**PROVIDED DATA**
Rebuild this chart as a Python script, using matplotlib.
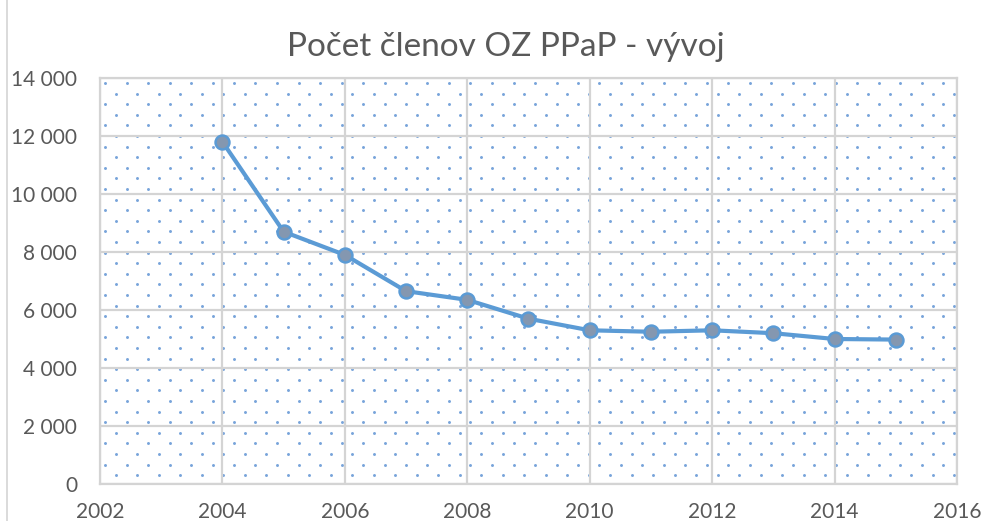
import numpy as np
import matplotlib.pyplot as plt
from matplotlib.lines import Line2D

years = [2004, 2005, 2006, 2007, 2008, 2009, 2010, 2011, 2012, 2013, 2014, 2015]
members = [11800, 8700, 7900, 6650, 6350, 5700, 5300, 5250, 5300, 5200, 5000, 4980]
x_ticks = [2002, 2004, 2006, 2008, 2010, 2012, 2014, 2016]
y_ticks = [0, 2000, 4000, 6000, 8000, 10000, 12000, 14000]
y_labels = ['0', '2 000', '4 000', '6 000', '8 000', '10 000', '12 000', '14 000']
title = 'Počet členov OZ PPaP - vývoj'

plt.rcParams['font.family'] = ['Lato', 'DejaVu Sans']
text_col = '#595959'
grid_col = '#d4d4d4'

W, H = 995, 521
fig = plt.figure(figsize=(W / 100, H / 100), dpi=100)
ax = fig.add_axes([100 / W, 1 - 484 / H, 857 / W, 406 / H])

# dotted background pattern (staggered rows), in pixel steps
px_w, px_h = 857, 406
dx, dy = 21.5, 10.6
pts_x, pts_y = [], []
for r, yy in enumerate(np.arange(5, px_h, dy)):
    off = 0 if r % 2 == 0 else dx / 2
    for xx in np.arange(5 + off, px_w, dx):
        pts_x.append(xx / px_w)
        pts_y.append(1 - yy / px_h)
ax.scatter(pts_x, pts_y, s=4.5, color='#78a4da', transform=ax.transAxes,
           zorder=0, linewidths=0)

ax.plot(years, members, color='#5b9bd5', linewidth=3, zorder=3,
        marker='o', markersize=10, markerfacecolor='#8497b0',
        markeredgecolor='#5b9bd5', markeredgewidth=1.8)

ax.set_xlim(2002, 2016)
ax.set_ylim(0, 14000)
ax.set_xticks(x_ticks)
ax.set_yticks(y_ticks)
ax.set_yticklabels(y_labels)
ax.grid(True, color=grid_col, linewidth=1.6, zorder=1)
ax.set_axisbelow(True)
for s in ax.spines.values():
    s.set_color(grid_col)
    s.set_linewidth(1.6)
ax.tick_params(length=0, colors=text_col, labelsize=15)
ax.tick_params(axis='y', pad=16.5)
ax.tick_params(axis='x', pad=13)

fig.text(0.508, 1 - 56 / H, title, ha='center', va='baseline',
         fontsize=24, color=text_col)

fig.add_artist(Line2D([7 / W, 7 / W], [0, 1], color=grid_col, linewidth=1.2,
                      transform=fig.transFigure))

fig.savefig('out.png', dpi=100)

**YOUR OBJECTIVE**
Take the lines from the start of the material to the line with "grid_col = '#d4d4d4'", both included, and transcribe them exactly without the pictures.

**REPLY**
Rebuild this chart as a Python script, using matplotlib.
import numpy as np
import matplotlib.pyplot as plt
from matplotlib.lines import Line2D

years = [2004, 2005, 2006, 2007, 2008, 2009, 2010, 2011, 2012, 2013, 2014, 2015]
members = [11800, 8700, 7900, 6650, 6350, 5700, 5300, 5250, 5300, 5200, 5000, 4980]
x_ticks = [2002, 2004, 2006, 2008, 2010, 2012, 2014, 2016]
y_ticks = [0, 2000, 4000, 6000, 8000, 10000, 12000, 14000]
y_labels = ['0', '2 000', '4 000', '6 000', '8 000', '10 000', '12 000', '14 000']
title = 'Počet členov OZ PPaP - vývoj'

plt.rcParams['font.family'] = ['Lato', 'DejaVu Sans']
text_col = '#595959'
grid_col = '#d4d4d4'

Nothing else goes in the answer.